What About Penniless Gay Nazis from Africa?
Just a little more Harding – because the previous visits with her are on the August page, which no one will ever look at again, and because at least one reader thinks I may be giving her the straw man treatment. But in fact I’m making her sound better than she is rather than worse, because as I mentioned it simply is impossible to convey how feeble her arguments are via brief quotations. Brief quotations don’t, for instance, and can’t of their nature, make clear how absent any evidence is. They also can’t convey the cumulative effect of her writing, which is genuinely credulity-strainingly childish. Brief quotation for instance misses out how often she repeats the identical inane phrases, but that repetition combined with inanity is a big part of why her work makes such a bizarre impression. It’s like ‘The Dick and Jane Book of How to Know Stuff.’ The meaningless phrase ‘from the perspective of women’s lives’ is repeated multiple times on a single page, even in a single paragraph. The phrase itself is meaningless (lives don’t have perspectives); what Harding means by it (standpoint epistemology) is nonsense; and the endless iteration of meaningless nonsense does not make it more convincing, to put it mildly. But mere short quotations can’t illustrate that endless iteration; so the impression I give is actually better than the one she gives. Ironic, ain’t it.
Here’s some good stuff:
But from the perspective of groups that society excludes and marginalizes, this now conventional claim that all knowers should be interchangeable can appear to have certain antidemocratic consequences. If all knowers are interchangeable, then affirmative action in the sciences can be ‘only’ a moral and political agenda. It can have no possible positive consequences for the content or logic of the natural sciences; the scientific work of men and women, blacks and whites, Nazis and Ku Klux Klanners will be equally supervised and disciplined by scientific method. If all knowers are in principle interchangeable, then white, Western, economically privileged, heterosexual men can produce knowledge at least as good as anyone else can.
Fascinating, isn’t it?
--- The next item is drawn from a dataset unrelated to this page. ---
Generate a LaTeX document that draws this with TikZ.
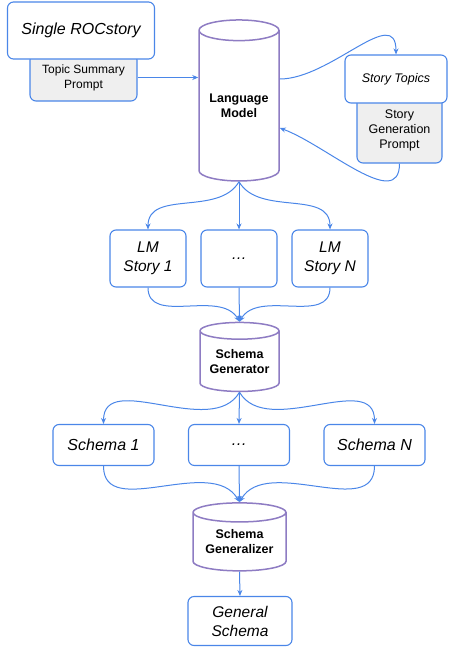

And lest you think she’s just describing reality there – she begins the next paragraph with the phrase ‘Even worse…’ No, these are the ‘antidemocratic consequences’ she’s talking about. Apparently she thinks it would be more prodemocratic if, say, the scientific work of women (white ones? ‘economically privileged’? Western? who knows) were ‘supervised and disciplined by scientific method’ in some way other than ‘equally’ with that of men or Nazis. (Well what about Nazi women? Huh? How do we figure all these items out? How does a rich Nazi gay male compare with a poor Western heterosexual female KKKer? Do they get points for each item and then we add them all up and figure out how to supervise and discipline their work? Or what?) Interesting notion. What would that way be, exactly? What other way is there to supervise and discipline scientific work? I would really like to know, but of course Harding does not in fact say. She never does. And that again is what it’s impossible to show by mere excerpt. You’re at liberty to assume that she in fact does say, farther down the page or into the chapter, and I just haven’t bothered to quote that bit. But no. She doesn’t. She just sets up these ridiculous pseudo-‘problems’ and then wanders off and talks about something else. She doesn’t even think through her own claims, or notice the glaring contradictions they’re full of.
So there’s no straw here; it’s all pure solid brick.
I’ve read that paragraph several times, and at the risk of misunderstanding it, it seems to say that the scientific method doesn’t care if the scientist is white, black, green, transgendered, or just plain mean; the scientific method, if applied with rigor, will lead to some approximation of empirical veracity, regardless of the identity of the scientist.
This would seem, at first blush, to be a great validator of the scientific method.
The kicker is that Harding thinks this is a bad thing; it can “have no possible positive consequences for the content or logic of natural science.”
Is she saying the problem with science is the scientific method itself?
If one shelved the scientific method, just what would science look like? [Does astrology or numerology ring any bells?]
Would we, as Feyerabend recommended, take a popular vote on scientific theories?
She seems to be saying that science, so long as it is tethered to the scientific method, can produce no useful results (useful to Harding, that is). How can she possibly know this? It is not as if science is a completed project; quite the contrary, it is an open-ended project. We have no idea what results science may produce over the next several decades (or centuries). Perhaps one of those results will be pleasing to Harding. You never know.
“Is she saying the problem with science is the scientific method itself?”
Yes.
That is indeed the kicker.
It’s amazing, isn’t it? I read that final sentence and thought ‘Er, yes. And this is a *good* thing.’ But not Harding, obviously. Where, I wonder, though, does her epistemology come from? What are the criteria by which she finds out who is oppressed, and by whom? And (scary thought) where does that leave tenured professors of long words who work in prestigious east coast colleges?
In other words, more, please. I’m just glad that I don’t have to read it myself.
Yup, it’s amazing all right. My jaw is in traction.
What are the criteria indeed. She doesn’t really actually say. She pretends to, she makes sweeping gestures as if that is what she’s doing, but she never actually does.
You want more?!? You astonish me. Well, perhaps you’ll get more then.